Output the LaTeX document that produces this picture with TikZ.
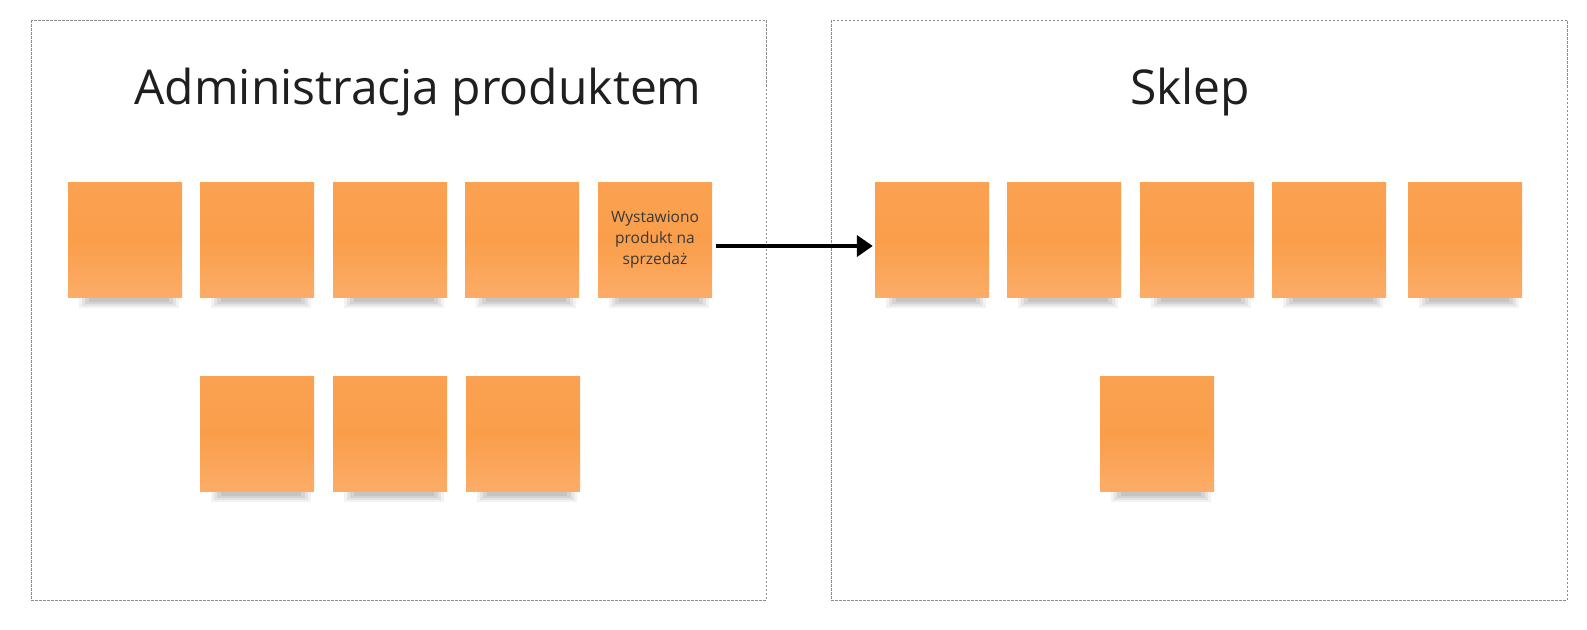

__________________________________________________

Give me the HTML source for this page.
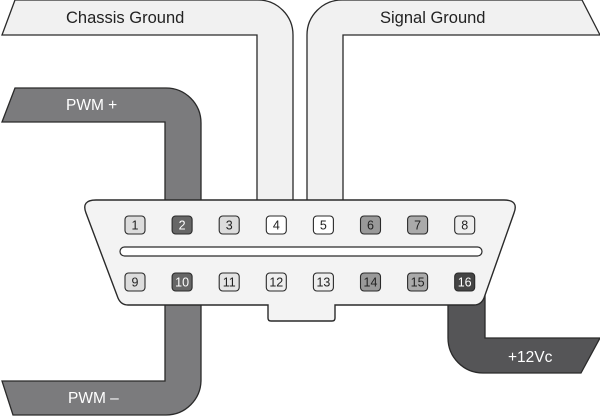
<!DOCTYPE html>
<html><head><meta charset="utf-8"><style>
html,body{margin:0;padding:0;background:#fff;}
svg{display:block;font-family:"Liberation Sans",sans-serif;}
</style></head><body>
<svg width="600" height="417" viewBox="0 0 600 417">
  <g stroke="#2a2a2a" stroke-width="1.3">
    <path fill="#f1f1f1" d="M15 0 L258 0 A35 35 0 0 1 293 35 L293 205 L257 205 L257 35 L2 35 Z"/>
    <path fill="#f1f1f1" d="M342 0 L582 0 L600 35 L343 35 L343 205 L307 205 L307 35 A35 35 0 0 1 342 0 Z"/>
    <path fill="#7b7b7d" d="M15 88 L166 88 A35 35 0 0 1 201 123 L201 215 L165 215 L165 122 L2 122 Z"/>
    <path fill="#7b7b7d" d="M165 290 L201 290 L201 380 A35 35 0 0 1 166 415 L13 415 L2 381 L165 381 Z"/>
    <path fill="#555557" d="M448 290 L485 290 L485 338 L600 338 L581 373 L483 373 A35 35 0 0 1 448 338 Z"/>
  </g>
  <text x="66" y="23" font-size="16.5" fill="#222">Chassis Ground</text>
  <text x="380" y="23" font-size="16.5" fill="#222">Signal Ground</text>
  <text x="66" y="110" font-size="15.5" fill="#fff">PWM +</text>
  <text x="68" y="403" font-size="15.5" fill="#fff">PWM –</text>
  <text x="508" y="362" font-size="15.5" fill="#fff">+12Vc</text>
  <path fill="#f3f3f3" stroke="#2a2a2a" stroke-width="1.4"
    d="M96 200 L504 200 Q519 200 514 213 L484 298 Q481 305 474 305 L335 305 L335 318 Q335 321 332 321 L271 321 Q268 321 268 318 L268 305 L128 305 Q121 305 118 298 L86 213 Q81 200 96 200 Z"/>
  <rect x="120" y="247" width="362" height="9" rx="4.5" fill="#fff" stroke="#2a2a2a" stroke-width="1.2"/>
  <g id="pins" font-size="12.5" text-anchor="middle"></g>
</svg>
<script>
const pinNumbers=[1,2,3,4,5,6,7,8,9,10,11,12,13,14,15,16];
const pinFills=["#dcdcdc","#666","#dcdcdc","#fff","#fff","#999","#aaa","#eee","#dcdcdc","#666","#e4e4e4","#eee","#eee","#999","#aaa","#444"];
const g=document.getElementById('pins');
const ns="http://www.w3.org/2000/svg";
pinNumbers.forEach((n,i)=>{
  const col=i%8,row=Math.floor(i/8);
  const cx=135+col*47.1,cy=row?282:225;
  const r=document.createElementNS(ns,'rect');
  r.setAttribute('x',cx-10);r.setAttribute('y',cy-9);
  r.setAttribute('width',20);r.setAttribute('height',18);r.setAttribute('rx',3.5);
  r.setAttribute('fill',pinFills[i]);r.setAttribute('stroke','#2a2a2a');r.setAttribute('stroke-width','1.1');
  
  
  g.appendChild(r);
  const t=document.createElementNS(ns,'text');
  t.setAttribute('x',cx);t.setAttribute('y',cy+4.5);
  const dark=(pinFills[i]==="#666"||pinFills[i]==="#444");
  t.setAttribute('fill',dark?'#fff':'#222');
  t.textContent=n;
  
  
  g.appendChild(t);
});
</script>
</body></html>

__________________________________________________

◆ **The task**
In the material above, show every line where the word "this" turns up.

◆ **The output**
Output the LaTeX document that produces this picture with TikZ.
Give me the HTML source for this page.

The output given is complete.